INSTRUCTIONS FOR THE TASK: Scan the entries for the string "this" and give the number of lines that have it, nothing further.

DATA RECORDS:
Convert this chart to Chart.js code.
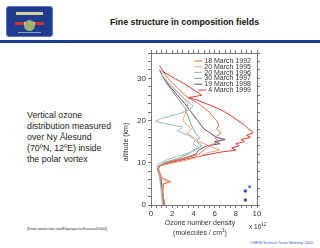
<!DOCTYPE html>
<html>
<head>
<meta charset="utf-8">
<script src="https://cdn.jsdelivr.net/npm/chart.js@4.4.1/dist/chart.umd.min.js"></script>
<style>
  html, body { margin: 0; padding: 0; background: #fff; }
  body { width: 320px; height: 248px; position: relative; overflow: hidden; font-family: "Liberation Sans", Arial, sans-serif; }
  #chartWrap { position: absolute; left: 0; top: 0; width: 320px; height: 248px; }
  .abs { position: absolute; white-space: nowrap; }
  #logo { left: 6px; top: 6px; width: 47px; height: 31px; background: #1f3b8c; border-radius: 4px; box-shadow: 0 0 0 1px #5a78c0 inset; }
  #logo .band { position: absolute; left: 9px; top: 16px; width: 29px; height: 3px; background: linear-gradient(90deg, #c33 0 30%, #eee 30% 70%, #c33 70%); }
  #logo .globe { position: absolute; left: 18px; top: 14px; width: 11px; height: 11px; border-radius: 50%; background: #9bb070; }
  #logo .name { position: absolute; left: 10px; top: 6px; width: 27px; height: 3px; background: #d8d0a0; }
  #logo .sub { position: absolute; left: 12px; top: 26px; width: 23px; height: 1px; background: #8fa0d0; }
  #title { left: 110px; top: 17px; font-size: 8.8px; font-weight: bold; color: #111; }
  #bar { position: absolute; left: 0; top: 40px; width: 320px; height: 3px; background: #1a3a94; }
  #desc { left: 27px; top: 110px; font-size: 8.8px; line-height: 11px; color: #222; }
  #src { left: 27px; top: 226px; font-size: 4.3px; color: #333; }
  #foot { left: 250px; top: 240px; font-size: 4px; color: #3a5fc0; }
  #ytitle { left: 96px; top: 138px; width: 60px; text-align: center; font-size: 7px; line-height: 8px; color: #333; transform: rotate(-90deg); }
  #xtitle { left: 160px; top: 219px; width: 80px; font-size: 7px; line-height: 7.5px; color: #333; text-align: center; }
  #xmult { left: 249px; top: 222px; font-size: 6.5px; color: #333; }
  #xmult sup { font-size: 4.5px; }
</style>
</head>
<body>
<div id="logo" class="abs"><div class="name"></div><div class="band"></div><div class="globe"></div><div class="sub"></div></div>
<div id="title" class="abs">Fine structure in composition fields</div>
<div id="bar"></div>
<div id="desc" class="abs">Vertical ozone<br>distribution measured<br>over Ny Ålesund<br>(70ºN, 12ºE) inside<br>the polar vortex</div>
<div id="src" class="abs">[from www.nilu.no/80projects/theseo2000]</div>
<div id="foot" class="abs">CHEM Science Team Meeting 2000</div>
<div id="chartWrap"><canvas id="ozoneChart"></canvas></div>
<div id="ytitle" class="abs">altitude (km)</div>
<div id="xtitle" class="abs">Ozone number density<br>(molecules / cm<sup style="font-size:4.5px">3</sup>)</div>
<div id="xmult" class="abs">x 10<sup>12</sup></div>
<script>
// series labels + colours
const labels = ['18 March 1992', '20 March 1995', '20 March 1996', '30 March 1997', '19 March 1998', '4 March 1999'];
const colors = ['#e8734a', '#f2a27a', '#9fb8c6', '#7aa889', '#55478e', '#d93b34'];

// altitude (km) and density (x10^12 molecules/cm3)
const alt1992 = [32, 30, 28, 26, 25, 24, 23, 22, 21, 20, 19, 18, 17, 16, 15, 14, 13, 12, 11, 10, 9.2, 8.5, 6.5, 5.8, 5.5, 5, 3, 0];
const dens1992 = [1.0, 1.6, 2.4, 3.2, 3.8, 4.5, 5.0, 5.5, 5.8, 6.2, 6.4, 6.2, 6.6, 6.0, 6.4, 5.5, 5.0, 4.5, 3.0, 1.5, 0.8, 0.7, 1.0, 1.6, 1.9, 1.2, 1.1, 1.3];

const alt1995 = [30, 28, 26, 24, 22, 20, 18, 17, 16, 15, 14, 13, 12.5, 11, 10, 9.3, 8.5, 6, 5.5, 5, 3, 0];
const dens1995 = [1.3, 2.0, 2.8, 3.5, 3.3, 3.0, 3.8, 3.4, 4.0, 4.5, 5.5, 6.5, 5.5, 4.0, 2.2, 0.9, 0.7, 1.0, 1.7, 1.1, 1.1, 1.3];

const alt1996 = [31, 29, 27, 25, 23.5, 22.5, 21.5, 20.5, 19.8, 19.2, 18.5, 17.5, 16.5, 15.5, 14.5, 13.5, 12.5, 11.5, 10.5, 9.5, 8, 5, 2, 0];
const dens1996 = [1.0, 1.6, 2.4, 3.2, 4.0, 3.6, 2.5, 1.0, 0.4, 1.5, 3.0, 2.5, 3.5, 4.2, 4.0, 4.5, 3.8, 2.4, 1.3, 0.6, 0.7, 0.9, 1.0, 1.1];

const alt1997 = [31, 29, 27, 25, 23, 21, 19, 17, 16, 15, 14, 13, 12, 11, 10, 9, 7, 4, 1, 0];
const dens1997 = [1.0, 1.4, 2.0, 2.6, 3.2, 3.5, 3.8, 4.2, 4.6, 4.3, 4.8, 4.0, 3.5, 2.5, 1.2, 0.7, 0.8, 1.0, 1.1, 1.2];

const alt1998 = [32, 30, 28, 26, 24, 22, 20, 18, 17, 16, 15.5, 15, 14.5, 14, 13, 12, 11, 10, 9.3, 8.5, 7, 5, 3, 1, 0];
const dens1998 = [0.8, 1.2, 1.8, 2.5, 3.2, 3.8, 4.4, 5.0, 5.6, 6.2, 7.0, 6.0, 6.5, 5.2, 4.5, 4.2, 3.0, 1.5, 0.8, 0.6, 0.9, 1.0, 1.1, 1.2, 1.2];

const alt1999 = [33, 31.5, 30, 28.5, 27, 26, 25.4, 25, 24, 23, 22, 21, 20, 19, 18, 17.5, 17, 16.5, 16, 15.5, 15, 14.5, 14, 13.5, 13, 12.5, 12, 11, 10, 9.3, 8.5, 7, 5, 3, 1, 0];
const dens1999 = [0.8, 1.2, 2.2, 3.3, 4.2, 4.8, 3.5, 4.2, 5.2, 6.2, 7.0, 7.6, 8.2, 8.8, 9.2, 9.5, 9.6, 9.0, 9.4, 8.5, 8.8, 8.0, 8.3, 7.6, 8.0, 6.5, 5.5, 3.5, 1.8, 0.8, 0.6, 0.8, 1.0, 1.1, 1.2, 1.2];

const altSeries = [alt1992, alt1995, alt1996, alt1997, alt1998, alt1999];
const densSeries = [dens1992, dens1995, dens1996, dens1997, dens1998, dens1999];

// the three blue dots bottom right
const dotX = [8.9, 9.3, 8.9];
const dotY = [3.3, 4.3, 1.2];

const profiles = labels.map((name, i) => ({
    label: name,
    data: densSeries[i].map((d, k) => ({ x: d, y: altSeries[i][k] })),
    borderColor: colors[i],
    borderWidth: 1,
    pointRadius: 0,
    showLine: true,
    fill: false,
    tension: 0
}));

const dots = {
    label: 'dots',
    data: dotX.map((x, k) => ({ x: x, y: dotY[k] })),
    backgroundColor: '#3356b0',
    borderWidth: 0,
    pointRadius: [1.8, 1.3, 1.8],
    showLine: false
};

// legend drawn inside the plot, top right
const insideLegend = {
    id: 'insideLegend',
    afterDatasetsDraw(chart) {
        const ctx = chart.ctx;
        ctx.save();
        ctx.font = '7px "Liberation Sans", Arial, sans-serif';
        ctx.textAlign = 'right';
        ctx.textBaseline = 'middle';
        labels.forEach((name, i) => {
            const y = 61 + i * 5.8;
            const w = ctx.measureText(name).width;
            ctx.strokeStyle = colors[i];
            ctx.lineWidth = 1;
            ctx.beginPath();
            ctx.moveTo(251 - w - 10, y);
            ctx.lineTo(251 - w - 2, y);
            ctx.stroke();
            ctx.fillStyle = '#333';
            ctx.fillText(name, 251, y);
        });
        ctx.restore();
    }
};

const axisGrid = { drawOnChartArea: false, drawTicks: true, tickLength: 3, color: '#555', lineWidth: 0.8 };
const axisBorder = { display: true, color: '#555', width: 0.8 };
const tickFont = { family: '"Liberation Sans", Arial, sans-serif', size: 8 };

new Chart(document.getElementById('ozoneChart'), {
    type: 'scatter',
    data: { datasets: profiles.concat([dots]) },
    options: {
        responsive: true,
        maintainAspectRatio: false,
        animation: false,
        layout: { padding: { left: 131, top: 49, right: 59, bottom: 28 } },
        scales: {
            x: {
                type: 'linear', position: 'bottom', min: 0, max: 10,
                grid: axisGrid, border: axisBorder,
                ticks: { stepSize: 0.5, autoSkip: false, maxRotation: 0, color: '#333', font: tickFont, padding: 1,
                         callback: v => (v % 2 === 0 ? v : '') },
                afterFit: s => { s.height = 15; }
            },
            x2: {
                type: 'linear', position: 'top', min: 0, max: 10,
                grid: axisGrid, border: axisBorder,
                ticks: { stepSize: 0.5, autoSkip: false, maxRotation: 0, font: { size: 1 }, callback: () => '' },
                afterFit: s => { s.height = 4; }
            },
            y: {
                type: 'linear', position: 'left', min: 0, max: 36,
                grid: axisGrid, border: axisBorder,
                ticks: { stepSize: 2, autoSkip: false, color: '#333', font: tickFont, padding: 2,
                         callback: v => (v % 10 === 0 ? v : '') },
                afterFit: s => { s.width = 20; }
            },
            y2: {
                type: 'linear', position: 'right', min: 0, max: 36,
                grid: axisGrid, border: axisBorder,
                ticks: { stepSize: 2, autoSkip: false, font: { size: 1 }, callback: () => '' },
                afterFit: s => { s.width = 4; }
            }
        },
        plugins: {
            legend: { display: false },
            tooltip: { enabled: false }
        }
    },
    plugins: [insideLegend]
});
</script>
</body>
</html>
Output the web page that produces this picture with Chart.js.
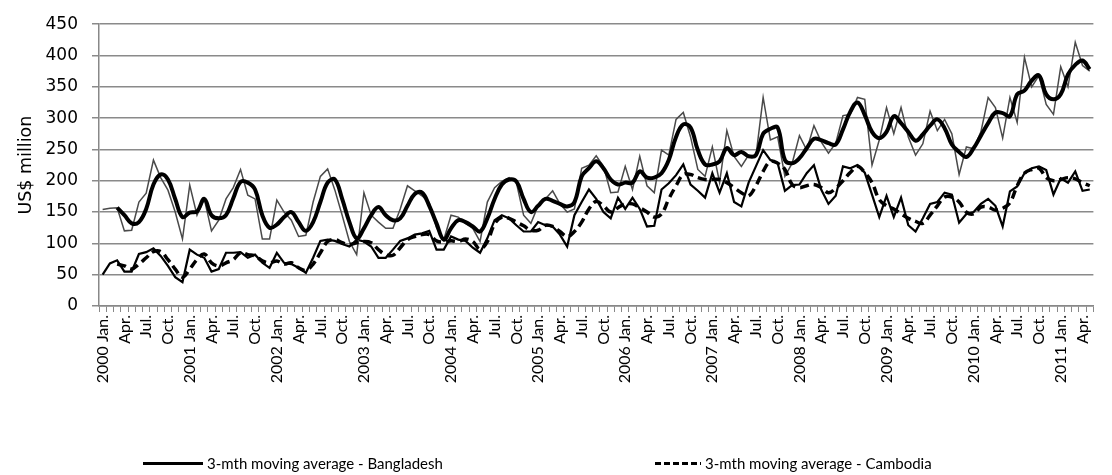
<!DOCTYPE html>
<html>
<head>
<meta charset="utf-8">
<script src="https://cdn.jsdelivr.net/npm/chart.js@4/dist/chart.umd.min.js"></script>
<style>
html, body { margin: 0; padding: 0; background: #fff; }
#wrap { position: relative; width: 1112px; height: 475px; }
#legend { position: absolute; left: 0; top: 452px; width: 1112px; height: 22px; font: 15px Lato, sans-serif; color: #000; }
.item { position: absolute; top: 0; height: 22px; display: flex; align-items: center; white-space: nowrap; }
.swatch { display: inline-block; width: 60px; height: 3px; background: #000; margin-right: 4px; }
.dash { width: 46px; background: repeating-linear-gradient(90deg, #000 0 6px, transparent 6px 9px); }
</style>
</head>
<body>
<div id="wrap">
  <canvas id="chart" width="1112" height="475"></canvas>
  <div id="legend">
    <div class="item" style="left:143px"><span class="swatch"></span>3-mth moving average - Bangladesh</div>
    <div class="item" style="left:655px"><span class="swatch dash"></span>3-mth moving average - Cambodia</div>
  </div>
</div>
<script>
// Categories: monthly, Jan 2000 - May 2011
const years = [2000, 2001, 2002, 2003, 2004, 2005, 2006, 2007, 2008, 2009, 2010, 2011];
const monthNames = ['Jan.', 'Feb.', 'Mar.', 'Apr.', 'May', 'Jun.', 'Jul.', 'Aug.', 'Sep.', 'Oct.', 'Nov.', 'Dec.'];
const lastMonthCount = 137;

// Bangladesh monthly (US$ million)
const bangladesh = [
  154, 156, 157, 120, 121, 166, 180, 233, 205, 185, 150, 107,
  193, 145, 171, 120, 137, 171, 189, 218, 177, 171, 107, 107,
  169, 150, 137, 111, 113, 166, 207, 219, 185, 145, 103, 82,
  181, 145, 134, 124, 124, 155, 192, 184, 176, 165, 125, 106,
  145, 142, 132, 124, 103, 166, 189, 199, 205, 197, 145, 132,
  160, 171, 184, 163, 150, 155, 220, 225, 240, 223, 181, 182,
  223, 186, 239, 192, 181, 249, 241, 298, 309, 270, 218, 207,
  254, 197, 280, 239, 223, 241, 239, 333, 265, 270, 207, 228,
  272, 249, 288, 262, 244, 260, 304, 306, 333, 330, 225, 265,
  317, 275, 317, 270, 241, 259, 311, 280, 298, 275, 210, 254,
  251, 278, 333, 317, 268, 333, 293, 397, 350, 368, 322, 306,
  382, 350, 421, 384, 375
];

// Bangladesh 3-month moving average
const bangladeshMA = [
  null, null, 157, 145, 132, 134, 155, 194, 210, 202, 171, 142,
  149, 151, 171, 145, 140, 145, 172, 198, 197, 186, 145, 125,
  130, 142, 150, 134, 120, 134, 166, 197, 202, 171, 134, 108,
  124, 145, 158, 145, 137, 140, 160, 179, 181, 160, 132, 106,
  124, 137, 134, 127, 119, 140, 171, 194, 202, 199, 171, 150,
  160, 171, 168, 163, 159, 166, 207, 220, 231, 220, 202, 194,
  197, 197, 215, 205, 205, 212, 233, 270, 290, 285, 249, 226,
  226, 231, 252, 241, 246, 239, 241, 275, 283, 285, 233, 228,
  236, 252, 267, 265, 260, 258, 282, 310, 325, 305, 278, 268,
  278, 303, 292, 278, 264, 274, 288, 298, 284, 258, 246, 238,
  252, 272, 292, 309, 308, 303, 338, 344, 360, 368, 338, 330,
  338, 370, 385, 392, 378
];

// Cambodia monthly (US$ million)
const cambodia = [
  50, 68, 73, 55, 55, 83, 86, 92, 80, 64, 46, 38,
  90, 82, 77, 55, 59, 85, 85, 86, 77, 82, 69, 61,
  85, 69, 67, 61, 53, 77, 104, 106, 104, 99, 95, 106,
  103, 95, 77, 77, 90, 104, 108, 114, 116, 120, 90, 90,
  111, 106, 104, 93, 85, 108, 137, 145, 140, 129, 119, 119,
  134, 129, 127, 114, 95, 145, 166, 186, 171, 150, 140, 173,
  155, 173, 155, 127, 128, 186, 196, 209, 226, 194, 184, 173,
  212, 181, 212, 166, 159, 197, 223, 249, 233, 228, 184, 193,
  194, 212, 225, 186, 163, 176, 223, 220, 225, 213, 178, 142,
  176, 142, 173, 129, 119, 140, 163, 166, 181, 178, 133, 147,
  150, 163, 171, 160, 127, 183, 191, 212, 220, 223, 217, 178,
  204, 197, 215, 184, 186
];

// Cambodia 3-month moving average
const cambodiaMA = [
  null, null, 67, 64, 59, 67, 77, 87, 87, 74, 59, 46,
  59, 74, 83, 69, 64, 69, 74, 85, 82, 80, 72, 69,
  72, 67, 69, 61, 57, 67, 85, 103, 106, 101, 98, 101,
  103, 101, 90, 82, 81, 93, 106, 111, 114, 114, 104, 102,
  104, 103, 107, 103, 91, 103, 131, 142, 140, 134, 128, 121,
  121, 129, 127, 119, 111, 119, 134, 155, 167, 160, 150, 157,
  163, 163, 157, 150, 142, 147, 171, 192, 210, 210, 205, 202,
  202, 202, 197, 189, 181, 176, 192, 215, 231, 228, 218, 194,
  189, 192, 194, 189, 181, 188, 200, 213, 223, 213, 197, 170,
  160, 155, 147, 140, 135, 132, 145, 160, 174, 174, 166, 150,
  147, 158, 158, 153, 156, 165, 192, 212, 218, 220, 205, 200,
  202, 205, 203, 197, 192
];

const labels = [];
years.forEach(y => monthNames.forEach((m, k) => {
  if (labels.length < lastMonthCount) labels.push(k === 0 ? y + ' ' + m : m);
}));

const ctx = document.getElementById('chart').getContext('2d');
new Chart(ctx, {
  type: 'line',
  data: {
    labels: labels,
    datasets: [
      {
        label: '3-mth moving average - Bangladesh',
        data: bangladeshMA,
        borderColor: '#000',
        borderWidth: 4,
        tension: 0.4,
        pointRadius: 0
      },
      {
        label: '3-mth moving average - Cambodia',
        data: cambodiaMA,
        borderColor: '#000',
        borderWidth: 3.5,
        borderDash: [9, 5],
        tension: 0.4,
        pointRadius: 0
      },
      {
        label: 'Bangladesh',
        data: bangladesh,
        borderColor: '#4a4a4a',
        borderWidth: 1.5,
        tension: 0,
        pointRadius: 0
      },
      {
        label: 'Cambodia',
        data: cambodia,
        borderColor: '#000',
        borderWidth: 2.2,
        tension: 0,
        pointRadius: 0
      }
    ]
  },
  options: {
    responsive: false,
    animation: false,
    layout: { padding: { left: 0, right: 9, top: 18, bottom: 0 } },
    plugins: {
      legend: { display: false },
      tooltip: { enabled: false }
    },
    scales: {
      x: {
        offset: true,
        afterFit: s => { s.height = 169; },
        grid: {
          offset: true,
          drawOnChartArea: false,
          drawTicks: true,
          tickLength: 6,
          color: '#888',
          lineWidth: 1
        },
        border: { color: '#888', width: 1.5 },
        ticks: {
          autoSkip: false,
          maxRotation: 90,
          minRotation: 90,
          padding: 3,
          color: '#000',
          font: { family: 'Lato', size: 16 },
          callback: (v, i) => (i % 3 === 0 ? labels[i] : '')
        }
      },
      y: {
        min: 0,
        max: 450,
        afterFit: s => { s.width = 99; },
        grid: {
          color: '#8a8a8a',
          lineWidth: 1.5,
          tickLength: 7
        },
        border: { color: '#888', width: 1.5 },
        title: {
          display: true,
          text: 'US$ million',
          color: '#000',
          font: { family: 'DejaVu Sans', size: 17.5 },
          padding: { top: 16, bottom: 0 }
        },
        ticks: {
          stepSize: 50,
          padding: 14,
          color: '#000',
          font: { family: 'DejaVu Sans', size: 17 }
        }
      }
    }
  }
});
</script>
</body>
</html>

EXERCISE RESULT: 2